Let $w\in L^n(\mathbb{R}^n)$, ($n\geq 3$), and for $\tau\in\mathbb{C}$, $Im(\tau)\neq 0$, let $R_{\tau}=(-\Delta-\tau)^{-1}$ be the resolvent of the Laplacian. I need to show that $T:=wR_{\tau}w$ is a compact operator on $L^2(\mathbb{R}^n)$. The estimates $L^{2n/(n+2)}\rightarrow L^{2n/(n-2)}$ for the resolvent of Laplacian makes $T$ a bounded operator on $L^2$. The paper i`m studying on gives the following hints:
i) suppose $w$ bounded and compactly supported, the general case follows by a density argument,
ii) $H^2$ embeds compactly inside $L^{2n/(n-2)}$ within any ball of finite radius,
iii) outside the support of $w$, we have the bound
$$|R_{\tau}wg(x)|\lesssim_{\tau}\Vert g\Vert_2|x|^{\frac{1-n}{2}}$$
iv) finish the proof by expressing $wR_{\tau}w$ as norm-limit of compact operator on $L^2$.
I'm not able to work out a proof, particularly it's not clear to me how to (and why) use the pointwise estimates outside $supp(w)$. I'm grateful for any help, thank you.
This is what I think is happening:
Assume that $w\in L^\infty$ and $\mathrm{supp}\,w\subset B$ for some ball $B\subset\mathbb{R}^n$. Take $g\in L^2$. Then we have $$ \|wg\|_{L^2}\leq\|w\|_{L^\infty}\|g\|_{L^2}. $$ Hence by the basic property of the resolvent, we have $R_\tau wg\in H^2$ and $$ \|R_\tau wg\|_{H^2}\leq C\|w\|_{L^\infty}\|g\|_{L^2}. $$ With the restriction operator $r:H^2(\mathbb{R}^n)\to H^2(B)$, and $p=\frac{2n}{n-2}$, the operator $$ rR_\tau w:L^2(\mathbb{R}^n)\to L^p(B), $$ is compact, which means that $$ wrR_\tau w:L^2(\mathbb{R}^n)\to L^2(\mathbb{R}^n), $$ is compact.
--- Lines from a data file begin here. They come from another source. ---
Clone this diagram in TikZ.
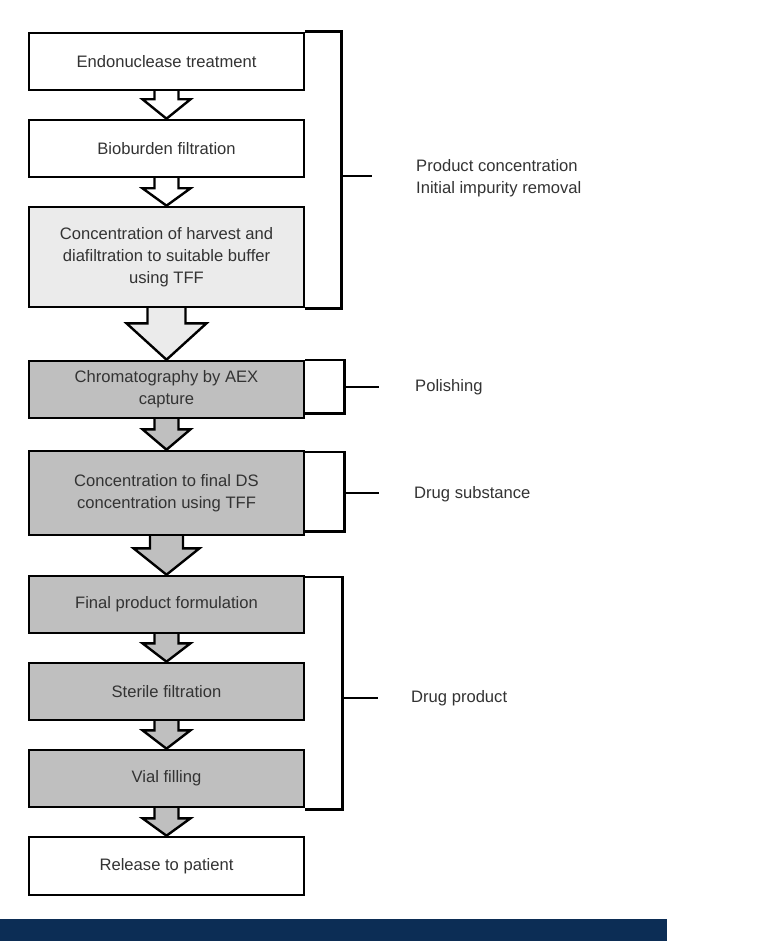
\documentclass[tikz,border=0pt]{standalone}
\usepackage{fontspec}
\setmainfont{Liberation Sans}
\usetikzlibrary{calc,backgrounds}
\definecolor{txt}{HTML}{333333}
\definecolor{lightfill}{HTML}{EBEBEB}
\definecolor{grayfill}{HTML}{BFBFBF}
\definecolor{navy}{HTML}{0C2D55}
\newcommand{\flowarrow}[6]{%
  \filldraw[arrowline, fill=#6]
    ($(#1.south)+(-#3,-2)$) -- ($(#1.south)+(-#3,#5)$) -- ($(#1.south)+(-#4,#5)$)
    -- (#2.north) -- ($(#1.south)+(#4,#5)$) -- ($(#1.south)+(#3,#5)$)
    -- ($(#1.south)+(#3,-2)$);}
\begin{document}
\begin{tikzpicture}[x=1pt,y=-1pt,
  every node/.style={text=txt, font=\fontsize{16.6}{22}\selectfont},
  stepbox/.style={draw=black, line width=2.6pt, minimum width=275pt, inner sep=0pt, align=center},
  arrowline/.style={draw=black, line width=2.4pt, line join=miter},
  bracket/.style={draw=black, line width=2.4pt},
  lbl/.style={anchor=west, align=left, inner sep=0pt}]
\useasboundingbox (0,0) rectangle (768,941);

\node[stepbox, fill=white, minimum height=57pt] (b1) at (166.5,61.5) {Endonuclease treatment};
\node[stepbox, fill=white, minimum height=57pt] (b2) at (166.5,148.5) {Bioburden filtration};
\node[stepbox, fill=lightfill, minimum height=100pt] (b3) at (166.5,257) {Concentration of harvest and\\diafiltration to suitable buffer\\using TFF};
\node[stepbox, fill=grayfill, minimum height=57pt] (b4) at (166.5,389.5) {Chromatography by AEX\\capture};
\node[stepbox, fill=grayfill, minimum height=84pt] (b5) at (166.5,493) {Concentration to final DS\\concentration using TFF};
\node[stepbox, fill=grayfill, minimum height=57pt] (b6) at (166.5,604.5) {Final product formulation};
\node[stepbox, fill=grayfill, minimum height=57pt] (b7) at (166.5,691.5) {Sterile filtration};
\node[stepbox, fill=grayfill, minimum height=57pt] (b8) at (166.5,778.5) {Vial filling};
\node[stepbox, fill=white, minimum height=58pt] (b9) at (166.5,866) {Release to patient};

\begin{scope}[on background layer]
\fill[white] (0,0) rectangle (768,941);
\fill[navy] (0,919) rectangle (667,941);
\flowarrow{b1}{b2}{12}{24}{8}{white}
\flowarrow{b2}{b3}{12}{24}{10}{white}
\flowarrow{b3}{b4}{19}{40}{15}{lightfill}
\flowarrow{b4}{b5}{12}{24}{10}{grayfill}
\flowarrow{b5}{b6}{16.5}{33}{12}{grayfill}
\flowarrow{b6}{b7}{12}{24}{9}{grayfill}
\flowarrow{b7}{b8}{12}{24}{9}{grayfill}
\flowarrow{b8}{b9}{12}{24}{10}{grayfill}
\end{scope}

% brackets
\coordinate (t1) at (372,176);
\coordinate (t2) at (379,387);
\coordinate (t3) at (379,493);
\coordinate (t4) at (378,698);
\draw[bracket] (b1.north east) -- ++(36,0) |- (b3.south east);
\draw[bracket] (340,176) -- (t1);
\draw[bracket] (b4.north east) -- ++(39,0) |- ($(b4.south east)+(0,-6)$);
\draw[bracket] (343,387) -- (t2);
\draw[bracket] ($(b5.north east)+(0,2)$) -- ++(39,0) |- ($(b5.south east)+(0,-5)$);
\draw[bracket] (343,493) -- (t3);
\draw[bracket] ($(b6.north east)+(0,2)$) -- ++(37,0) |- ($(b8.south east)+(0,1)$);
\draw[bracket] (341,698) -- (t4);

\node[lbl] (l1) at (416,178) {Product concentration\\Initial impurity removal};
\node[lbl] (l2) at (415,387) {Polishing};
\node[lbl] (l3) at (414,494) {Drug substance};
\node[lbl] (l4) at (411,698) {Drug product};
\end{tikzpicture}
\end{document}
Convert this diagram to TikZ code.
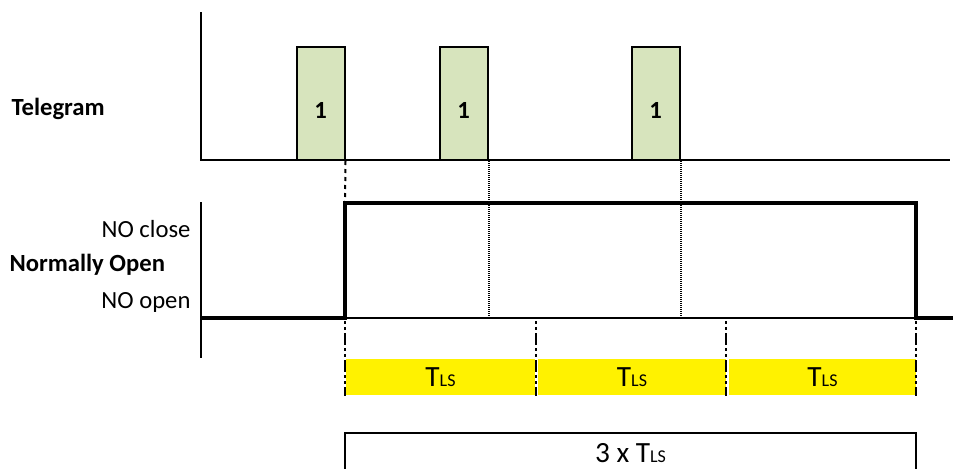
\documentclass[tikz,border=0pt]{standalone}
\usepackage{fontspec}
\setmainfont{Carlito}
\usetikzlibrary{positioning}
\definecolor{pulsegreen}{RGB}{215,228,189}
\newcommand{\tls}{T{\fontsize{13.5}{15}\selectfont LS}}

\begin{document}
\begin{tikzpicture}[x=0.75pt, y=-0.75pt, thick]

		\tikzstyle{axis}=[line width=1.5pt, black]
		\tikzstyle{signal}=[line width=3pt, black, line join=miter]
		\tikzstyle{pulse}=[rectangle, line width=1.5pt, draw, fill=pulsegreen, minimum width=36pt, minimum height=84.75pt, inner sep=0pt]
		\tikzstyle{one}=[font=\fontsize{18.5}{22}\selectfont\bfseries, inner sep=0pt]
		\tikzstyle{lbl}=[font=\fontsize{18.5}{22}\selectfont, inner sep=0pt]
		\tikzstyle{big}=[font=\fontsize{22}{26}\selectfont, inner sep=0pt]
		\tikzstyle{tbar}=[rectangle, fill=yellow, minimum height=27pt, inner sep=0pt, font=\fontsize{22}{26}\selectfont]
		\tikzstyle{slotmark}=[line width=1.5pt, dash pattern=on 2.25pt off 2.25pt on 2.25pt off 2.25pt on 9pt off 2.25pt]
		\tikzstyle{link}=[line width=1.5pt, dash pattern=on 0.75pt off 0.75pt]

		\useasboundingbox (0,0) rectangle (953,468);

		% Telegram axis
		\coordinate (t0) at (201,12);
		\coordinate (t1) at (201,160);
		\coordinate (t2) at (950,160);
		\draw[axis] (t0) -- (t1) -- (t2);
		\node[lbl, font=\fontsize{18.5}{22}\selectfont\bfseries, anchor=west] (tele) at (11,109) {Telegram};

		\node[pulse] (p1) at (320.5,103.5) {};
		\node[pulse] (p2) at (463.5,103.5) {};
		\node[pulse] (p3) at (655.5,103.5) {};
		\node[one] (n1) at (320.5,110) {1};
		\node[one] (n2) at (463.5,110) {1};
		\node[one] (n3) at (655.5,110) {1};

		% Normally open axis
		\coordinate (a0) at (201,202);
		\coordinate (a1) at (201,358);
		\draw[axis] (a0) -- (a1);
		\node[lbl, anchor=east] (noc) at (191,229) {NO close};
		\node[lbl, font=\fontsize{18.5}{22}\selectfont\bfseries, anchor=west] (nol) at (9,265) {Normally Open};
		\node[lbl, anchor=east] (noo) at (191,302) {NO open};

		\coordinate (s0) at (201,318);
		\coordinate (s1) at (345,318);
		\coordinate (s2) at (345,203);
		\coordinate (s3) at (916,203);
		\coordinate (s4) at (916,318);
		\coordinate (s5) at (953,318);
		\draw[axis, line width=1.2pt] (s1) -- (s4);
		\draw[signal] (s0) -- (s1) -- (s2) -- (s3) -- (s4) -- (s5);

		% Links telegram -> signal
		\draw[line width=1.5pt, dash pattern=on 3pt off 3pt] (p1.south east) -- (s2);
		\draw[link] (p2.south east) -- (p2.south east |- s1);
		\draw[link] (p3.south east) -- (p3.south east |- s1);

		% Time slots
		\node[tbar] (b1) at (440.5,377) [minimum width=141.75pt] {\tls};
		\node[tbar] (b2) at (632,377) [minimum width=141pt] {\tls};
		\node[tbar] (b3) at (822.5,377) [minimum width=140.25pt] {\tls};

		\coordinate (m1) at (345,321);
		\coordinate (m2) at (536,321);
		\coordinate (m3) at (726,321);
		\coordinate (m4) at (916,321);
		\draw[slotmark] (m1) -- (m1 |- b1.south);
		\draw[slotmark] (m2) -- (m2 |- b1.south);
		\draw[slotmark] (m3) -- (m3 |- b1.south);
		\draw[slotmark] (m4) -- (m4 |- b1.south);

		% Total time
		\coordinate (c0) at (345,470);
		\coordinate (c1) at (345,433);
		\coordinate (c2) at (916,433);
		\coordinate (c3) at (916,470);
		\draw[axis] (c0) -- (c1) -- (c2) -- (c3);
		\node[big] (tot) at (630.5,453) {3 x \tls};

\end{tikzpicture}
\end{document}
Supposing that $B$ is centred at the origin and its radius is $R$, and using the decay estimate, we get $$ \|(1-r)R_\tau wg\|_{L^p} \lesssim R^{-\frac12}\|g\|_{L^2} . $$ This means that $wR_\tau w$ can be approximated in norm by a compact operator.